What time travel novels rarely consider
I’m a big fan of reading - I love novels. One of my favourite genres is time travel - give me a Connie Willis or a Jodi Taylor and I’m happy for days.
One of the problems I have with this type of literature is the way they deal with illness. Sure, characters in both Taylor and Willis novels have had to deal with The Plague - all time travel protagonists come face to face with the Black Death at some point or other. I’m semi-convinced that a decent portion of 14th century Europe actually comprises time travellers from the 21st century sent there as a plot device.
I’m referring to your common or garden type bacterial infection.
Last week I developed a sinus infection - Nothing special, but it affected one of my dental nerves, applying incredible pressure, and it felt like I was having six teeth repeatedly torn in half simultaneously.
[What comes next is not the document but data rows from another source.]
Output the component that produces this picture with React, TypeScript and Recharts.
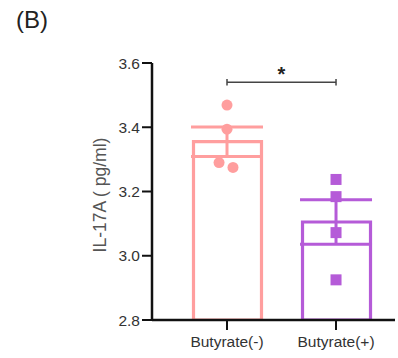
import React from 'react';
import {
  ComposedChart,
  Bar,
  Cell,
  Scatter,
  ErrorBar,
  XAxis,
  YAxis,
  ReferenceLine,
  ReferenceDot,
} from 'recharts';

const categories = ['Butyrate(-)', 'Butyrate(+)'];
const means = [3.355, 3.105];
const sems = [0.046, 0.069];
const yTicks = [2.8, 3.0, 3.2, 3.4, 3.6];

// individual samples (x = group position incl. jitter)
const minusPoints = [
  { x: 1, y: 3.469 },
  { x: 1, y: 3.394 },
  { x: 0.927, y: 3.29 },
  { x: 1.055, y: 3.275 },
];
const plusPoints = [
  { x: 2, y: 3.2375 },
  { x: 2, y: 3.184 },
  { x: 2, y: 3.072 },
  { x: 2, y: 2.925 },
];

const PINK = '#FF9E9E';
const PURPLE = '#B55BD8';
const FONT = '"Liberation Sans", Arial, sans-serif';
const X_DOMAIN = [0.312, 2.541];

const barData = categories.map((name, i) => ({ x: i + 1, name, mean: means[i] }));
const minusMean = [{ x: 1, y: means[0], err: sems[0] }];
const plusMean = [{ x: 2, y: means[1], err: sems[1] }];

const Dot = (props: any) => <circle cx={props.cx} cy={props.cy} r={5.5} fill={PINK} />;
const Square = (props: any) => (
  <rect x={props.cx - 5.5} y={props.cy - 5.5} width={11} height={11} fill={PURPLE} />
);
const Empty = () => <g />;

const YLabel = () => (
  <text
    x={100}
    y={195}
    transform="rotate(-90, 100, 195)"
    textAnchor="middle"
    dominantBaseline="central"
    fontSize={17.5}
    fill="#555"
    fontFamily={FONT}
  >
    IL-17A ( pg/ml)
  </text>
);

export default function App() {
  return (
    <div style={{ position: 'absolute', left: 0, top: 0, width: 398, height: 358, background: '#fff' }}>
      <div
        style={{
          position: 'absolute',
          left: 16,
          top: 6,
          fontSize: 24,
          fontFamily: FONT,
          color: '#222',
        }}
      >
        (B)
      </div>
      <ComposedChart
        width={398}
        height={358}
        data={barData}
        margin={{ top: 63, right: 3, bottom: 0, left: 0 }}
        style={{ fontFamily: FONT }}
      >
        <XAxis
          dataKey="x"
          type="number"
          domain={X_DOMAIN}
          ticks={[1, 2]}
          tickFormatter={(v: number) => categories[v - 1]}
          height={38}
          tickSize={10}
          tickMargin={6}
          axisLine={{ stroke: '#111', strokeWidth: 2.5 }}
          tickLine={{ stroke: '#111', strokeWidth: 2 }}
          tick={{ fill: '#333', fontSize: 15.5 }}
          allowDataOverflow
        />
        <XAxis xAxisId="pts" dataKey="x" type="number" domain={X_DOMAIN} hide allowDataOverflow />
        <YAxis
          type="number"
          domain={[2.8, 3.6]}
          ticks={yTicks}
          tickFormatter={(v: number) => v.toFixed(1)}
          width={152}
          tickSize={10}
          tickMargin={2}
          axisLine={{ stroke: '#111', strokeWidth: 2.5 }}
          tickLine={{ stroke: '#111', strokeWidth: 2 }}
          tick={{ fill: '#333', fontSize: 15.5 }}
          label={<YLabel />}
          allowDataOverflow
        />
        <Bar dataKey="mean" barSize={68} isAnimationActive={false} strokeWidth={3.2}>
          {barData.map((d, i) => (
            <Cell key={d.name} fill="#fff" stroke={i === 0 ? PINK : PURPLE} />
          ))}
        </Bar>
        <Scatter data={minusMean} dataKey="y" shape={Empty} isAnimationActive={false}>
          <ErrorBar dataKey="err" direction="y" width={36} stroke={PINK} strokeWidth={3} />
        </Scatter>
        <Scatter data={plusMean} dataKey="y" shape={Empty} isAnimationActive={false}>
          <ErrorBar dataKey="err" direction="y" width={36} stroke={PURPLE} strokeWidth={3} />
        </Scatter>
        <Scatter xAxisId="pts" data={minusPoints} dataKey="y" shape={Dot} isAnimationActive={false} />
        <Scatter xAxisId="pts" data={plusPoints} dataKey="y" shape={Square} isAnimationActive={false} />
        <ReferenceLine segment={[{ x: 1, y: 3.54 }, { x: 2, y: 3.54 }]} stroke="#444" strokeWidth={1.5} />
        <ReferenceLine segment={[{ x: 1, y: 3.53 }, { x: 1, y: 3.55 }]} stroke="#444" strokeWidth={1.5} />
        <ReferenceLine segment={[{ x: 2, y: 3.53 }, { x: 2, y: 3.55 }]} stroke="#444" strokeWidth={1.5} />
        <ReferenceDot
          x={1.5}
          y={3.567}
          r={0}
          fill="none"
          stroke="none"
          label={{ value: '*', position: 'center', fontSize: 20, fill: '#222', fontWeight: 'bold' }}
        />
      </ComposedChart>
    </div>
  );
}
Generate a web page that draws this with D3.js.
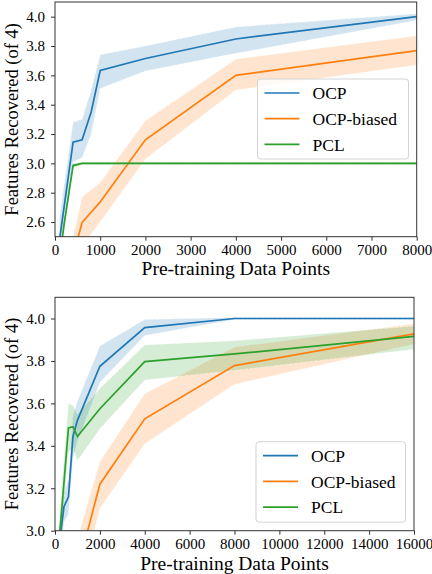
<!DOCTYPE html>
<html>
<head>
<meta charset="utf-8">
<script src="https://cdn.jsdelivr.net/npm/d3@7"></script>
<style>
  body { margin: 0; background: #fff; }
  svg { display: block; }
</style>
</head>
<body>
<svg id="chart" width="432" height="574"></svg>
<script>
// Features recovered vs. pre-training data points, two panels

const SERIES = ['OCP', 'OCP-biased', 'PCL'];
const COLORS = ['#1f77b4', '#ff7f0e', '#2ca02c'];
const FONT = "'Liberation Serif', 'DejaVu Serif', serif";

// top panel
const topX = [100, 200, 400, 600, 800, 1000, 2000, 4000, 8000];
const topOCP = [2.48, 2.70, 3.145, 3.16, 3.35, 3.633, 3.715, 3.848, 4.0];
const topOCPLo = [2.35, 2.55, 3.01, 3.04, 3.20, 3.51, 3.63, 3.75, 3.975];
const topOCPHi = [2.62, 2.85, 3.28, 3.30, 3.50, 3.74, 3.80, 3.93, 4.02];
const topBiased = [2.10, 2.20, 2.37, 2.597, 2.667, 2.737, 3.161, 3.600, 3.769];
const topBiasedLo = [1.90, 2.00, 2.20, 2.43, 2.52, 2.60, 3.03, 3.50, 3.67];
const topBiasedHi = [2.30, 2.40, 2.50, 2.77, 2.82, 2.87, 3.29, 3.71, 3.87];
const topPCL = [2.35, 2.58, 2.985, 3.0, 3.0, 3.0, 3.0, 3.0, 3.0];
const topPCLLo = [2.30, 2.53, 2.97, 2.99, 2.99, 2.99, 2.99, 2.99, 2.99];
const topPCLHi = [2.40, 2.63, 3.0, 3.01, 3.01, 3.01, 3.01, 3.01, 3.01];
const topXTicks = [0, 1000, 2000, 3000, 4000, 5000, 6000, 7000, 8000];
const topYTicks = [2.6, 2.8, 3.0, 3.2, 3.4, 3.6, 3.8, 4.0];

// bottom panel
const botX = [100, 200, 400, 600, 800, 1000, 2000, 4000, 8000, 16000];
const botOCP = [2.85, 2.94, 3.113, 3.16, 3.444, 3.52, 3.775, 3.957, 4.0, 4.0];
const botOCPLo = [2.75, 2.85, 3.04, 3.08, 3.34, 3.42, 3.70, 3.92, 3.995, 3.995];
const botOCPHi = [2.95, 3.04, 3.18, 3.24, 3.54, 3.61, 3.87, 3.995, 4.005, 4.005];
const botBiased = [2.45, 2.50, 2.60, 2.68, 2.75, 2.816, 3.219, 3.527, 3.778, 3.928];
const botBiasedLo = [2.30, 2.35, 2.45, 2.52, 2.60, 2.68, 3.105, 3.41, 3.69, 3.88];
const botBiasedHi = [2.60, 2.65, 2.75, 2.82, 2.90, 2.96, 3.325, 3.645, 3.865, 3.975];
const botPCL = [2.85, 2.97, 3.227, 3.484, 3.49, 3.444, 3.575, 3.797, 3.833, 3.916];
const botPCLLo = [2.75, 2.88, 3.12, 3.37, 3.39, 3.33, 3.48, 3.71, 3.755, 3.855];
const botPCLHi = [2.95, 3.06, 3.34, 3.60, 3.59, 3.55, 3.67, 3.875, 3.895, 3.965];
const botXTicks = [0, 2000, 4000, 6000, 8000, 10000, 12000, 14000, 16000];
const botYTicks = [3.0, 3.2, 3.4, 3.6, 3.8, 4.0];

const X_LABEL = 'Pre-training Data Points';
const Y_LABEL = 'Features Recovered (of 4)';

const svg = d3.select('#chart').style('font-family', FONT);

function drawPanel(cfg) {
  const w = cfg.right - cfg.left;
  const h = cfg.bottom - cfg.top;
  const g = svg.append('g').attr('transform', `translate(${cfg.left},${cfg.top})`);

  const x = d3.scaleLinear().domain(cfg.xDomain).range([0, w]);
  const y = d3.scaleLinear().domain(cfg.yDomain).range([h, 0]);

  g.append('clipPath').attr('id', cfg.id + '-clip')
    .append('rect').attr('width', w).attr('height', h);

  const plot = g.append('g').attr('clip-path', `url(#${cfg.id}-clip)`);

  const area = d3.area()
    .x(d => x(d.x))
    .y0(d => y(d.lo))
    .y1(d => y(d.hi));
  const line = d3.line()
    .x(d => x(d.x))
    .y(d => y(d.v));

  // bands first, then lines
  cfg.series.forEach((s, i) => {
    const pts = cfg.xs.map((xv, j) => ({ x: xv, lo: s.lo[j], hi: s.hi[j] }));
    plot.append('path')
      .attr('d', area(pts))
      .attr('fill', COLORS[i])
      .attr('fill-opacity', 0.2)
      .attr('stroke', '#fff')
      .attr('stroke-opacity', 0.7)
      .attr('stroke-width', 0.6)
      .attr('stroke-dasharray', '3,2');
  });
  cfg.series.forEach((s, i) => {
    const pts = cfg.xs.map((xv, j) => ({ x: xv, v: s.v[j] }));
    plot.append('path')
      .attr('d', line(pts))
      .attr('fill', 'none')
      .attr('stroke', COLORS[i])
      .attr('stroke-width', 1.7);
  });

  // axes
  const xAxis = d3.axisBottom(x).tickValues(cfg.xTicks).tickFormat(d3.format('d'))
    .tickSize(4).tickPadding(4);
  const yAxis = d3.axisLeft(y).tickValues(cfg.yTicks).tickFormat(d3.format('.1f'))
    .tickSize(4).tickPadding(6);

  const xg = g.append('g').attr('transform', `translate(0,${h})`).call(xAxis);
  const yg = g.append('g').call(yAxis);
  [xg, yg].forEach(a => {
    a.attr('font-family', null).attr('font-size', 15);
    a.select('.domain').remove();
    a.selectAll('.tick line').attr('stroke', '#333').attr('stroke-width', 1);
    a.selectAll('.tick text').attr('fill', '#000');
  });

  // frame
  g.append('rect')
    .attr('width', w).attr('height', h)
    .attr('fill', 'none').attr('stroke', '#333').attr('stroke-width', 1);

  // axis titles
  g.append('text')
    .attr('x', w / 2)
    .attr('y', cfg.xTitleY - cfg.top)
    .attr('text-anchor', 'middle')
    .attr('font-size', 19.5)
    .text(X_LABEL);

  g.append('text')
    .attr('transform', `translate(${18 - cfg.left},${h / 2}) rotate(-90)`)
    .attr('text-anchor', 'middle')
    .attr('font-size', 18.5)
    .text(Y_LABEL);

  // legend
  const lg = g.append('g').attr('transform', `translate(${cfg.legend.x - cfg.left},${cfg.legend.y - cfg.top})`);
  lg.append('rect')
    .attr('width', cfg.legend.w).attr('height', cfg.legend.h)
    .attr('rx', 3).attr('ry', 3)
    .attr('fill', '#fff').attr('fill-opacity', 0.8)
    .attr('stroke', '#d4d4d4').attr('stroke-width', 1);
  SERIES.forEach((name, i) => {
    const yy = 14 + i * 25.7;
    lg.append('line')
      .attr('x1', 7).attr('x2', 42)
      .attr('y1', yy).attr('y2', yy)
      .attr('stroke', COLORS[i]).attr('stroke-width', 1.7);
    lg.append('text')
      .attr('x', 55).attr('y', yy)
      .attr('dy', '0.35em')
      .attr('font-size', 17.5)
      .text(name);
  });
}

drawPanel({
  id: 'top',
  left: 55, right: 416.7, top: 2, bottom: 236.7,
  xDomain: [0, 8000], yDomain: [2.5, 4.1],
  xs: topX,
  series: [
    { v: topOCP, lo: topOCPLo, hi: topOCPHi },
    { v: topBiased, lo: topBiasedLo, hi: topBiasedHi },
    { v: topPCL, lo: topPCLLo, hi: topPCLHi }
  ],
  xTicks: topXTicks, yTicks: topYTicks,
  xTitleY: 275,
  legend: { x: 257.5, y: 79, w: 151, h: 80 }
});

drawPanel({
  id: 'bot',
  left: 55, right: 414, top: 297.3, bottom: 530.7,
  xDomain: [0, 16000], yDomain: [3.0, 4.1],
  xs: botX,
  series: [
    { v: botOCP, lo: botOCPLo, hi: botOCPHi },
    { v: botBiased, lo: botBiasedLo, hi: botBiasedHi },
    { v: botPCL, lo: botPCLLo, hi: botPCLHi }
  ],
  xTicks: botXTicks, yTicks: botYTicks,
  xTitleY: 570,
  legend: { x: 256, y: 441.7, w: 149.5, h: 80.5 }
});
</script>
</body>
</html>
As it only started to seriously hurt on Friday night, and doctors’ surgeries are closed of a weekend, I had to wait until Monday to obtain antibiotics.
It was possibly the worst three days of my life - despite a steady diet of co-codamol, ibuprofen, decongestants, and alcohol.
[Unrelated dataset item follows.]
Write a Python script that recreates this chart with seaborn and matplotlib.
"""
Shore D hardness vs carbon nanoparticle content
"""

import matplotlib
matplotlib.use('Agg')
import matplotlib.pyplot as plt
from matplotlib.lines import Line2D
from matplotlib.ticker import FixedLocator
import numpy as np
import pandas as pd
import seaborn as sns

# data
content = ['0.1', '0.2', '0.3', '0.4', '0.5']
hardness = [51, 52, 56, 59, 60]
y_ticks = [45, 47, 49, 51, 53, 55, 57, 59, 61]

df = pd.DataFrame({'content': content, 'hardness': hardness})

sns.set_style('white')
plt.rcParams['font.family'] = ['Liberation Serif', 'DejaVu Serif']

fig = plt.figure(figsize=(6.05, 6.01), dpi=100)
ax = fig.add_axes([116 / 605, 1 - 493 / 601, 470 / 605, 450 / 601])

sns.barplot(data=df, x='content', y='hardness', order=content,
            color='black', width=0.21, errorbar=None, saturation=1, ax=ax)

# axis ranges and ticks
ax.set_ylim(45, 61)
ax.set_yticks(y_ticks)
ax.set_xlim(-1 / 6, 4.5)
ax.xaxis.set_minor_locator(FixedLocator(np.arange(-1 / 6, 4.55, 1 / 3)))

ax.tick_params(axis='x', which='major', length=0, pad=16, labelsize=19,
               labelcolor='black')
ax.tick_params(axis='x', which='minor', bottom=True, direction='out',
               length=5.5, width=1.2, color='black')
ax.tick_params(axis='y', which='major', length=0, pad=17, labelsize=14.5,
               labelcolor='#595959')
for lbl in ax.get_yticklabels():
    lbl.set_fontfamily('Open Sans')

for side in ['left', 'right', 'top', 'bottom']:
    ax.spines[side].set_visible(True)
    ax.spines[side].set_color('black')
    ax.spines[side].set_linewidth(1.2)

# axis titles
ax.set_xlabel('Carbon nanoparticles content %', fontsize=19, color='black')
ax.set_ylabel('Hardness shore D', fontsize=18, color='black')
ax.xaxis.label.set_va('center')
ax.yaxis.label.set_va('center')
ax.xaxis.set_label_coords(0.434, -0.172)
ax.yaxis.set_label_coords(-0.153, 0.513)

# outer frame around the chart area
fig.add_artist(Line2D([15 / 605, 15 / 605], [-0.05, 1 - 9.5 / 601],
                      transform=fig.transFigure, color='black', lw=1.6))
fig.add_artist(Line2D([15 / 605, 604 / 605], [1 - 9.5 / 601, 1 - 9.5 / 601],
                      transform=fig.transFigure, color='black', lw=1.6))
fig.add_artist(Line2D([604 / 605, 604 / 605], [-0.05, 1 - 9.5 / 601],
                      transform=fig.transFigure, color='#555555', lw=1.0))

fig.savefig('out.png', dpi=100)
Prior to The discovery of antibiotics in 1928 and their widespread usage from the 1940s onwards, people must have just lived and died in pain and misery.
If someone offered me a time machine set to 200 years in the past along with a chestful of gold, I’d turn them down.
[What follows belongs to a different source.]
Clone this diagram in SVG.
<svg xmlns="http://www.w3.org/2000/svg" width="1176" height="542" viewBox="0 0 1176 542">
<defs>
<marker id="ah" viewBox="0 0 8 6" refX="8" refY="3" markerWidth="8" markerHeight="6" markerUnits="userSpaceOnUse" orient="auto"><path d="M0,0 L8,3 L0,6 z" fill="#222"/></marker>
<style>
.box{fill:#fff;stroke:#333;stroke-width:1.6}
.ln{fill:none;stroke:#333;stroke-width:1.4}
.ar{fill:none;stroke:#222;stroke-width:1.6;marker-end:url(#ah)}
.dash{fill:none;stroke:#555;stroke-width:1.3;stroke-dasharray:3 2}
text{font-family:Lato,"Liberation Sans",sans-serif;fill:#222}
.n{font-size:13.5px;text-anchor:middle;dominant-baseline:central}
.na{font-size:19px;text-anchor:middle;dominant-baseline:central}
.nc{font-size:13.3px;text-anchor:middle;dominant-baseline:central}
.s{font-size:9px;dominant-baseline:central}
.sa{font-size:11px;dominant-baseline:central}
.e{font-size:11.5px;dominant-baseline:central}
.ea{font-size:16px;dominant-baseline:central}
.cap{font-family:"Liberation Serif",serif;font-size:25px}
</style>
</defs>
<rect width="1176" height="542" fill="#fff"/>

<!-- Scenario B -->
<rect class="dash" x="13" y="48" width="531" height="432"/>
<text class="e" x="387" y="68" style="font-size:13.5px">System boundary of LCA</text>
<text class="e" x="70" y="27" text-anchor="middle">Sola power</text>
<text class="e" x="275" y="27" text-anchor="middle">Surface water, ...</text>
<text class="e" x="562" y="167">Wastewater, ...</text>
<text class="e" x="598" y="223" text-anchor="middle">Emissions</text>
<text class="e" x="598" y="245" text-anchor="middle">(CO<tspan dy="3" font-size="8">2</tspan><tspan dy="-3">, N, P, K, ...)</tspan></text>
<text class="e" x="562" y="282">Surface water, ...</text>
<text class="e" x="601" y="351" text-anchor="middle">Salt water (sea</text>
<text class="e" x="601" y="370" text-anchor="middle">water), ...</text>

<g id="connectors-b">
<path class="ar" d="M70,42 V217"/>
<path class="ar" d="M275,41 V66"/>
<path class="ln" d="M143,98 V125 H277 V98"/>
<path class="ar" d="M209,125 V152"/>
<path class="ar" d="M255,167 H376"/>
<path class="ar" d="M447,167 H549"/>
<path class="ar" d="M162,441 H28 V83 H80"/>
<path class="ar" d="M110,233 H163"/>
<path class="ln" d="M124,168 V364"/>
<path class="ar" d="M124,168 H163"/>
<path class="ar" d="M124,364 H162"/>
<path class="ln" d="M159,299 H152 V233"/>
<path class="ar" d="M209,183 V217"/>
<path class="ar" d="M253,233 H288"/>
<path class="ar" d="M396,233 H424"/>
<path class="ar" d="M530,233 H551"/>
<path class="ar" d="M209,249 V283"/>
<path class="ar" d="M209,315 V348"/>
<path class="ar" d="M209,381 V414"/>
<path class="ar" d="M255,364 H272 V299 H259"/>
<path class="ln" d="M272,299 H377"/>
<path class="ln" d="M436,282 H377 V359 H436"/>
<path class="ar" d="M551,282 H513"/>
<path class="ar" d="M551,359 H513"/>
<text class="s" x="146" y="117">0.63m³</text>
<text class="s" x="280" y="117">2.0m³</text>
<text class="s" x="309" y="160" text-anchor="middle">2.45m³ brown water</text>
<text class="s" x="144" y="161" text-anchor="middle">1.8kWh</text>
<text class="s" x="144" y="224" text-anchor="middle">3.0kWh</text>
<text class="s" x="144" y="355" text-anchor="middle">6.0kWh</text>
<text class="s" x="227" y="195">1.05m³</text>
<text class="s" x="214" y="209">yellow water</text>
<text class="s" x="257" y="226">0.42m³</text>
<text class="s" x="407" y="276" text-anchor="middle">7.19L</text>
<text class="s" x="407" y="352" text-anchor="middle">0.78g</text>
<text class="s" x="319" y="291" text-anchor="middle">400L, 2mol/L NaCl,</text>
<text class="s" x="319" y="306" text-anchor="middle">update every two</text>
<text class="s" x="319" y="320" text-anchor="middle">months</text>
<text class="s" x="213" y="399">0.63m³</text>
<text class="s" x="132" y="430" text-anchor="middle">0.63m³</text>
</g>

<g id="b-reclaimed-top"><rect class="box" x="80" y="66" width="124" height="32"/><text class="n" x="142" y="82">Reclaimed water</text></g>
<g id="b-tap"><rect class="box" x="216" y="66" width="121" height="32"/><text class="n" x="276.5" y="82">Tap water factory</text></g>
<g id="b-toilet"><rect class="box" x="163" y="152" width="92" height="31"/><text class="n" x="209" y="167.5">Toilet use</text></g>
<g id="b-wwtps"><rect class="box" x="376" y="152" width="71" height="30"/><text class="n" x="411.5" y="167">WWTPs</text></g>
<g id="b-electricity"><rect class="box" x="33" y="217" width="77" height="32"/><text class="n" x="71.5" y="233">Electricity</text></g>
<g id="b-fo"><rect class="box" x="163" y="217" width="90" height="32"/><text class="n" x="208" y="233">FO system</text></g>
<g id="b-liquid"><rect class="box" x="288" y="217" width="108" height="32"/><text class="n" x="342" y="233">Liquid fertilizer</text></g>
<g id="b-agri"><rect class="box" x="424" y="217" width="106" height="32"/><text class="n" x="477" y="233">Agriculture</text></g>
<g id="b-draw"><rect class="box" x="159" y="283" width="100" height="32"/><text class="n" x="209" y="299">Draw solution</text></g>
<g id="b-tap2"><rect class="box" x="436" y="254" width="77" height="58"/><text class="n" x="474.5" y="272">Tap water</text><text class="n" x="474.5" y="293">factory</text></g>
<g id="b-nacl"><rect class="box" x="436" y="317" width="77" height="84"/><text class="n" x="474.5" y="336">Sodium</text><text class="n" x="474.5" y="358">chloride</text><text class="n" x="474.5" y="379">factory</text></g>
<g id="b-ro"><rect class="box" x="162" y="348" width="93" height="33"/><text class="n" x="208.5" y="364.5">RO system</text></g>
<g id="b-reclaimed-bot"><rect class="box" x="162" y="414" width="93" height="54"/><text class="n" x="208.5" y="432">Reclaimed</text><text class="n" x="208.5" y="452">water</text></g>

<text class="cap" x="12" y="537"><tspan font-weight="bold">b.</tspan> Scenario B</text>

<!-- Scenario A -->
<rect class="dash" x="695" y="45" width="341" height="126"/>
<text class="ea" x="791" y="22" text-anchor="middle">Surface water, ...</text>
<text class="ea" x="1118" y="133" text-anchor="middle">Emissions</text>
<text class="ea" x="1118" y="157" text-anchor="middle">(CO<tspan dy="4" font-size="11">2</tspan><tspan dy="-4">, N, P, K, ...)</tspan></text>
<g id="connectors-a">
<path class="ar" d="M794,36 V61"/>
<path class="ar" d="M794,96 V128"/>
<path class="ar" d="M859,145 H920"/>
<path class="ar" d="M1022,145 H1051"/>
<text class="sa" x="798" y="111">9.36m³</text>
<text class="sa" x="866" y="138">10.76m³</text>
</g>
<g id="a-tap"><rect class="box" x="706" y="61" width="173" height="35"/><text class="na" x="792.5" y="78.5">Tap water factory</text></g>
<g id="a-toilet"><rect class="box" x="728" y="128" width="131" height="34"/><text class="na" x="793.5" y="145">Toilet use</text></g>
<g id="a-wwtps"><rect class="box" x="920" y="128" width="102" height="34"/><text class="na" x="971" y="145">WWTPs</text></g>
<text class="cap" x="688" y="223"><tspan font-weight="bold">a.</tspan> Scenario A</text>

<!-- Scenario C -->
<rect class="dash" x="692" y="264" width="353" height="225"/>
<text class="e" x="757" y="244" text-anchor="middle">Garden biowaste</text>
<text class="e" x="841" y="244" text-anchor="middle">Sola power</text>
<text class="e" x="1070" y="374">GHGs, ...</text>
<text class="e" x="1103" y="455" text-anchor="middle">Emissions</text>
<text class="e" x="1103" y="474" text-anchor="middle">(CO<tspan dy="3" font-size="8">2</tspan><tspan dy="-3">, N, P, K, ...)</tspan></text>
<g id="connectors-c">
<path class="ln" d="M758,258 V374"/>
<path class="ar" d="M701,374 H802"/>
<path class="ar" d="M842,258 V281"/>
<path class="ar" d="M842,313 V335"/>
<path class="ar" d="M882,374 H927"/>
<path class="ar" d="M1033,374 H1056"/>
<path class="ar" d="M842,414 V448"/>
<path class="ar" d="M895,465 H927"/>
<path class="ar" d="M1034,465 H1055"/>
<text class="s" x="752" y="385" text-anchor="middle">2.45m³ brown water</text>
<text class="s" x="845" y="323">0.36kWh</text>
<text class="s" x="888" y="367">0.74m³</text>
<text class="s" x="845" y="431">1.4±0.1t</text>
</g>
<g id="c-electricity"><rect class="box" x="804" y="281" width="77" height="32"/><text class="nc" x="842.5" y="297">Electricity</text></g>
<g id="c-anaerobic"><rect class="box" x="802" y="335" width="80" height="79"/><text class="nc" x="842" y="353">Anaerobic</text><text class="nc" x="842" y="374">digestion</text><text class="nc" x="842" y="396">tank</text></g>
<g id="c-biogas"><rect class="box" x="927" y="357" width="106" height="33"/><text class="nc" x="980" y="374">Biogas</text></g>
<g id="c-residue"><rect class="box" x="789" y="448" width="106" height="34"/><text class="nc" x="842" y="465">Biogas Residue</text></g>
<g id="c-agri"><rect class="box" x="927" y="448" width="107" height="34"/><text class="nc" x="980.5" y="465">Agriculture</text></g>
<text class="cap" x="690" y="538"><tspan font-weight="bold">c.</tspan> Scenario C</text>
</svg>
I don’t fancy rubbing mouldy melon into my face in 1821 as I scream about the lack of decent painkillers and abundant syphilis before being shanked to death by some chimney sweep with testicle cancer and gonorrhoea. Oh - and I’d have died of septicaemia from a ruptured appendix when I was, like, 19.
Modern medicine (and the NHS ability to get you on a table in a hurry) - love it. Any time before 1940-ish would suck ass.